PTPN I Regional 7 Diduga Lakukan Eksekusi Ilegal di Desa Natar, Puluhan Rumah Roboh Diiringi Tangisan Memilukan Warga

0

GASPOLNEWS.COM // Lampung Selatan – Konflik agraria di Desa Natar, Lampung Selatan, kembali memanas setelah pihak PT Perkebunan Nusantara (PTPN) I Regional 7 memaksakan untuk melakukan eksekusi yang diduga kuat ilegal terhadap rumah tinggal warga. Salah satu poin yang menjadi sorotan adalah penggunaan surat perintah pengosongan rumah lahan yang diduga diterbitkan oleh pengacara PTPN, bukan oleh pengadilan sebagaimana mestinya, Sabtu (04/01/2025). Saat ini para korban yang terdampak atas kesewenang-wenangan itu merasa dirugikan dan terintimidasi oleh tindakan sepihak PTPN I Regional 7 tersebut.


Penasehat hukum warga, Ujang Kosasi, S.H., mengatakan, “Kami dikirimkan surat perintah untuk mengosongkan lahan yang diduga dibuat oleh pengacara PTPN. Padahal sesuai hukum, surat semacam ini hanya boleh diterbitkan oleh pengadilan. Ini jelas melanggar aturan.”


Tim Advokasi masyarakat Desa Natar, Ujang Kosasi dan kawan-kawan, menjelaskan bahwa tindakan PTPN I Regional 7 bertentangan dengan prosedur hukum. “Surat perintah pengosongan lahan hanya sah jika diterbitkan oleh pengadilan berdasarkan putusan yang berkekuatan hukum tetap. Surat dari pengacara tidak memiliki dasar hukum untuk memaksa warga meninggalkan rumahnya,” tegas Ujang Kosasi.

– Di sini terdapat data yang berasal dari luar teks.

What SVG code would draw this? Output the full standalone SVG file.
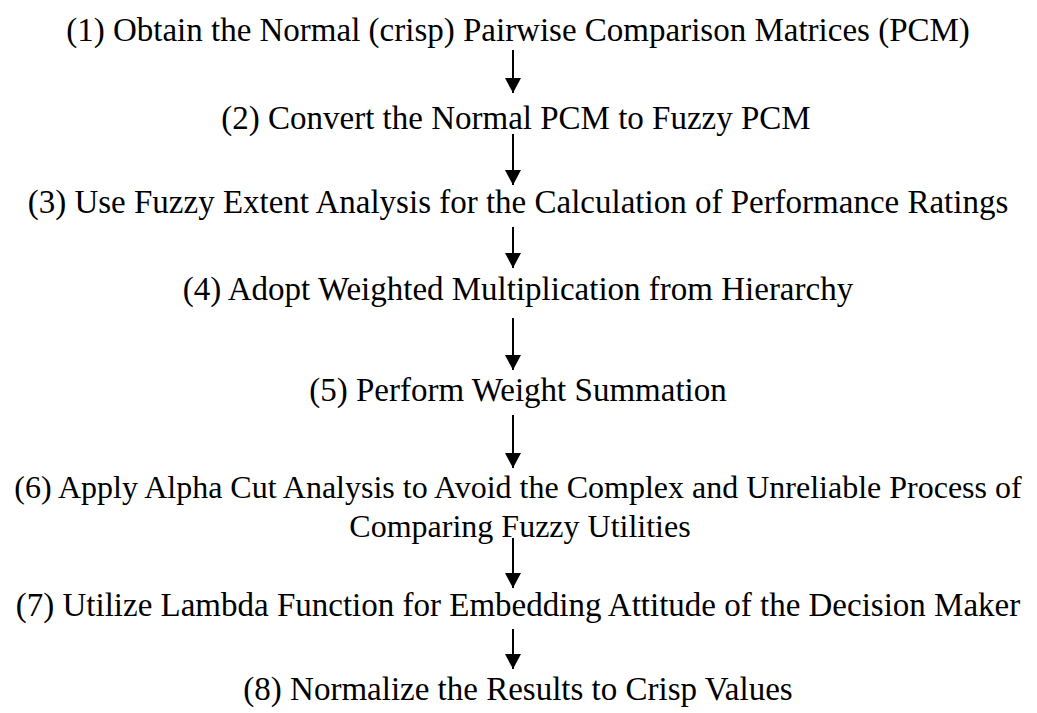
<svg xmlns="http://www.w3.org/2000/svg" width="1037" height="713" viewBox="0 0 1037 713">
<style>
text{font-family:"Liberation Serif","Times New Roman",serif;font-size:33px;fill:#000;text-anchor:middle}
#n6 text{font-size:32px}
.c line{stroke:#000;stroke-width:2}
</style>
<defs>
<marker id="ah" markerUnits="userSpaceOnUse" markerWidth="16" markerHeight="16" refX="15" refY="8" orient="auto">
<path d="M0,0 L15,8 L0,16 Z" fill="#000"/>
</marker>
</defs>
<rect width="1037" height="713" fill="#fff"/>
<g id="n1"><text x="518" y="41">(1) Obtain the Normal (crisp) Pairwise Comparison Matrices (PCM)</text></g>
<g id="n2"><text x="516" y="129">(2) Convert the Normal PCM to Fuzzy PCM</text></g>
<g id="n3"><text x="518" y="213">(3) Use Fuzzy Extent Analysis for the Calculation of Performance Ratings</text></g>
<g id="n4"><text x="518" y="300">(4) Adopt Weighted Multiplication from Hierarchy</text></g>
<g id="n5"><text x="518" y="401">(5) Perform Weight Summation</text></g>
<g id="n6"><text x="518" y="498">(6) Apply Alpha Cut Analysis to Avoid the Complex and Unreliable Process of</text><text x="520" y="537">Comparing Fuzzy Utilities</text></g>
<g id="n7"><text x="518" y="616">(7) Utilize Lambda Function for Embedding Attitude of the Decision Maker</text></g>
<g id="n8"><text x="518" y="700">(8) Normalize the Results to Crisp Values</text></g>
<g id="connectors" class="c">
<line x1="513" y1="50" x2="513" y2="93" marker-end="url(#ah)"/>
<line x1="513" y1="134" x2="513" y2="185" marker-end="url(#ah)"/>
<line x1="513" y1="227" x2="513" y2="268" marker-end="url(#ah)"/>
<line x1="513" y1="318" x2="513" y2="370" marker-end="url(#ah)"/>
<line x1="513" y1="415" x2="513" y2="468" marker-end="url(#ah)"/>
<line x1="513" y1="538" x2="513" y2="588" marker-end="url(#ah)"/>
<line x1="513" y1="629" x2="513" y2="669" marker-end="url(#ah)"/>
</g>
</svg>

Ia menambahkan bahwa tindakan tersebut dapat dikategorikan sebagai bentuk intimidasi terhadap masyarakat kecil. “Ini bukan hanya masalah prosedur hukum, tetapi juga soal pelanggaran hak warga yang harus dilindungi,” imbuhnya.


Warga Desa Natar langsung mengadakan aksi protes sebagai respons atas eksekusi dan surat perintah yang tidak sah tersebut. Mereka menuntut agar PTPN I Regional 7 menghentikan segala aktivitas di lahan yang disengketakan dan meminta pemerintah untuk segera turun tangan.


“Kami tidak menolak dialog, tetapi kami menolak tindakan sewenang-wenang seperti ini. Kami minta perusahaan bertanggungjawab atas penderitaan yang kami alami,” kata salah satu warga yang rumahnya digusur.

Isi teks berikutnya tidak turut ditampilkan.